There are a few successful additions to the Pitch Perfect establishment, though, the best by far being Keegan-Michael Key as the head producer at the recording studio where Beca is interning. Key steals every scene he’s in, and his presence somehow makes a cameo appearance from Snoop Dogg (singing Christmas carols, no less) not only tolerable, but funny. And while the film’s heightened focus on Fat Amy contributes to its overall scattered vibe, Wilson’s comedic timing remains unique and engaging. Das Sound Machine, for their part, perform most of the film’s best musical numbers, and while too much of the humor surrounding them is funny-accent-driven, primary DSMs Kommissar (Birgitte Hjort Sørensen) and Pieter (Flula Borg) are fun antagonists, particularly Kommissar, whose towering Teutonic presence brings out latent sapphic tendencies in an awestruck Beca.
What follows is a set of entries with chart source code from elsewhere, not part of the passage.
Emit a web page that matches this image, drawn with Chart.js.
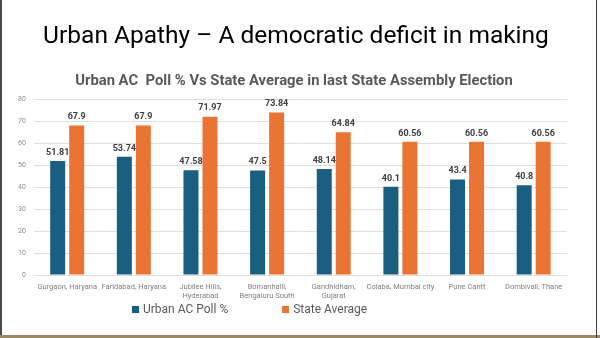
<!DOCTYPE html>
<html>
<head>
<meta charset="utf-8">
<script src="https://cdn.jsdelivr.net/npm/chart.js@4/dist/chart.umd.min.js"></script>
<style>
    body { margin: 0; background: #fff; }
    .slide {
        position: relative;
        width: 600px;
        height: 338px;
        overflow: hidden;
        background: #fff;
        font-family: Roboto, sans-serif;
    }
    .slide::before {
        content: '';
        position: absolute; left: 0; top: 0; bottom: 0; width: 2px;
        background: #4a4a4a;
    }
    .slide::after {
        content: '';
        position: absolute; right: 3px; top: 0; bottom: 0; width: 1px;
        background: #3a3a3a;
    }
    .strip {
        position: absolute; left: 0; right: 0; bottom: 0; height: 3px;
        background: #9a8868;
    }
    canvas { position: absolute; left: 0; top: 0; }
    h1 {
        position: absolute; left: 0; top: 20px; width: 592px; margin: 0;
        text-align: center; font-size: 24.5px; line-height: 30px; font-weight: normal;
        color: #000; white-space: nowrap;
    }
    h2 {
        position: absolute; left: 0; top: 71px; width: 588px; margin: 0;
        text-align: center; font-size: 14.8px; line-height: 18px; font-weight: bold;
        color: #595959; white-space: pre;
    }
    #legend {
        position: absolute;
        left: 132px;
        top: 302px;
        display: flex;
        font-size: 12px;
        color: #595959;
    }
    #legend div { display: flex; align-items: center; margin-right: 54px; }
    #legend span.box { width: 7px; height: 7px; margin-right: 4px; }
</style>
</head>
<body>
<div class="slide">
    <canvas id="chart" width="600" height="338"></canvas>
    <h1>Urban Apathy – A democratic deficit in making</h1>
    <h2>Urban AC  Poll % Vs State Average in last State Assembly Election</h2>
    <div id="legend"></div>
    <div class="strip"></div>
</div>
<script>
const categories = [
    'Gurgaon, Haryana',
    'Faridabad, Haryana',
    ['Jubilee Hills,', 'Hyderabad'],
    ['Bomanhalli,', 'Bengaluru South'],
    ['Gandhidham,', 'Gujarat'],
    'Colaba, Mumbai city',
    'Pune Cantt',
    'Dombivali, Thane'
]
const urbanPoll = [51.81, 53.74, 47.58, 47.5, 48.14, 40.1, 43.4, 40.8]
const stateAverage = [67.9, 67.9, 71.97, 73.84, 64.84, 60.56, 60.56, 60.56]
const yTicks = [0, 10, 20, 30, 40, 50, 60, 70, 80]

// etiquetas de valor em cima das barras
const barLabels = {
    id: 'barLabels',
    afterDatasetsDraw(chart) {
        const ctx = chart.ctx
        ctx.save()
        ctx.font = 'bold 9px Roboto, sans-serif'
        ctx.fillStyle = '#404040'
        ctx.textAlign = 'center'
        ctx.textBaseline = 'bottom'
        chart.data.datasets.forEach((ds, i) => {
            chart.getDatasetMeta(i).data.forEach((bar, j) => {
                ctx.fillText(String(ds.data[j]), bar.x, bar.y - 4)
            })
        })
        ctx.restore()
    }
}

const chart = new Chart(document.querySelector('#chart').getContext('2d'), {
    type: 'bar',
    data: {
        labels: categories,
        datasets: [
            {
                label: 'Urban AC Poll %',
                data: urbanPoll,
                backgroundColor: '#1a5e80'
            },
            {
                label: 'State Average',
                data: stateAverage,
                backgroundColor: '#e97433'
            }
        ]
    },
    options: {
        responsive: false,
        animation: false,
        devicePixelRatio: 1,
        layout: { padding: { left: 10, right: 33, bottom: 37, top: 99 } },
        datasets: {
            bar: { categoryPercentage: 0.57, barPercentage: 0.79 }
        },
        plugins: {
            legend: { display: false },
            tooltip: { enabled: false }
        },
        scales: {
            x: {
                grid: { display: false },
                border: { display: false },
                ticks: {
                    color: '#7f7f7f',
                    font: { family: 'Roboto, sans-serif', size: 7.5 },
                    maxRotation: 0,
                    autoSkip: false,
                    padding: 0
                }
            },
            y: {
                min: 0,
                max: 80,
                afterBuildTicks: axis => { axis.ticks = yTicks.map(v => ({ value: v })) },
                grid: { color: '#dedede', drawTicks: false },
                border: { display: false },
                ticks: {
                    color: '#8c8c8c',
                    font: { family: 'Roboto, sans-serif', size: 7 },
                    padding: 8
                }
            }
        }
    },
    plugins: [barLabels]
})

// legenda em html
const legend = document.querySelector('#legend')
chart.data.datasets.forEach(ds => {
    const item = document.createElement('div')
    item.innerHTML = '<span class="box" style="background:' + ds.backgroundColor + '"></span>' + ds.label
    legend.appendChild(item)
})
</script>
</body>
</html>
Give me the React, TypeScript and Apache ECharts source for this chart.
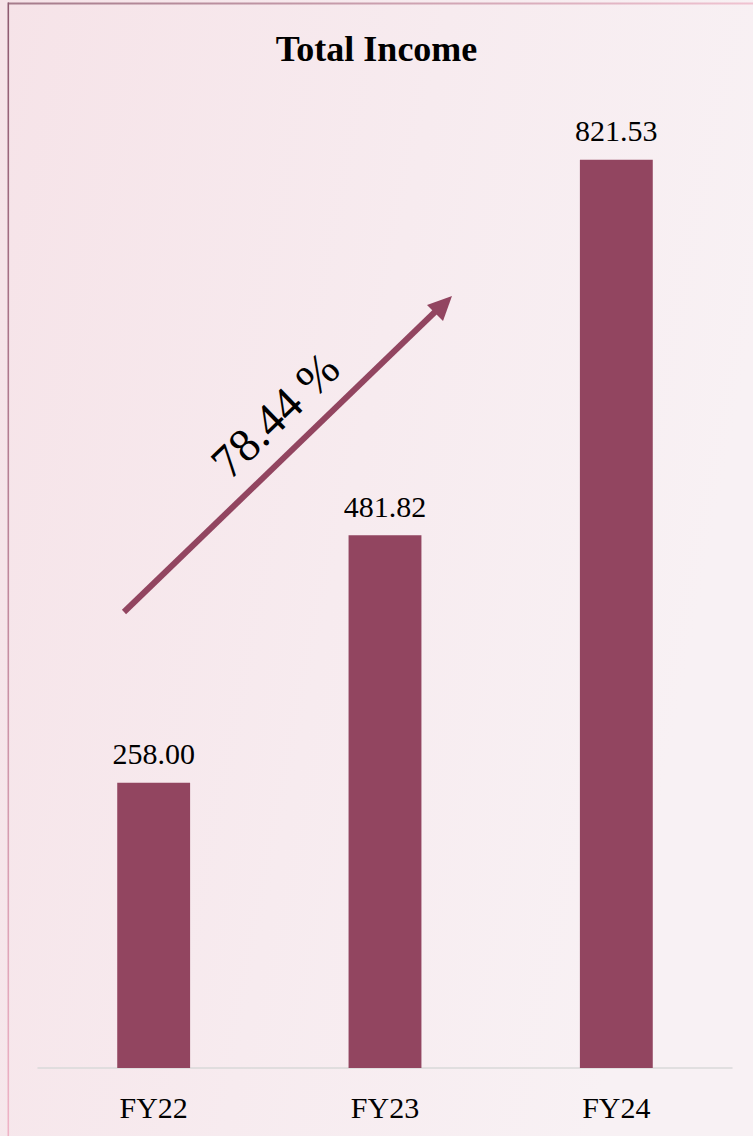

But while there are plenty of high notes in Pitch Perfect 2, the tone is off, and much of that, unfortunately, can be attributed to first-time feature director Elizabeth Banks. (Banks also returns in front of the camera as a cappella commentator/commissioner Gail Abernathy-McKadden, but her presence doesn’t balance out the ostensibly ironic sexist, homophobic, and racist comments from her partner in a cappella commentary, played by John Michael Higgins.) The sense of pacing and place-setting are off-kilter throughout the film, and lots of the self-conscious post-production flourishes are more distracting than distinctive. To borrow one of Pieter’s phrases, Pitch Perfect 2 is a “heated mess,” in spite of a handful of transcendent moments and a lot more just-okay ones. The Bellas eventually find their sound again, but Banks and Pitch Perfect 2 never manage to do the same: They start off-key and stay there. The sequel reprises enough of what worked in the first film to appease and please those hoping for more of the same. But as a stand-alone number, Pitch Perfect 2 will earn the series no new aca-lytes.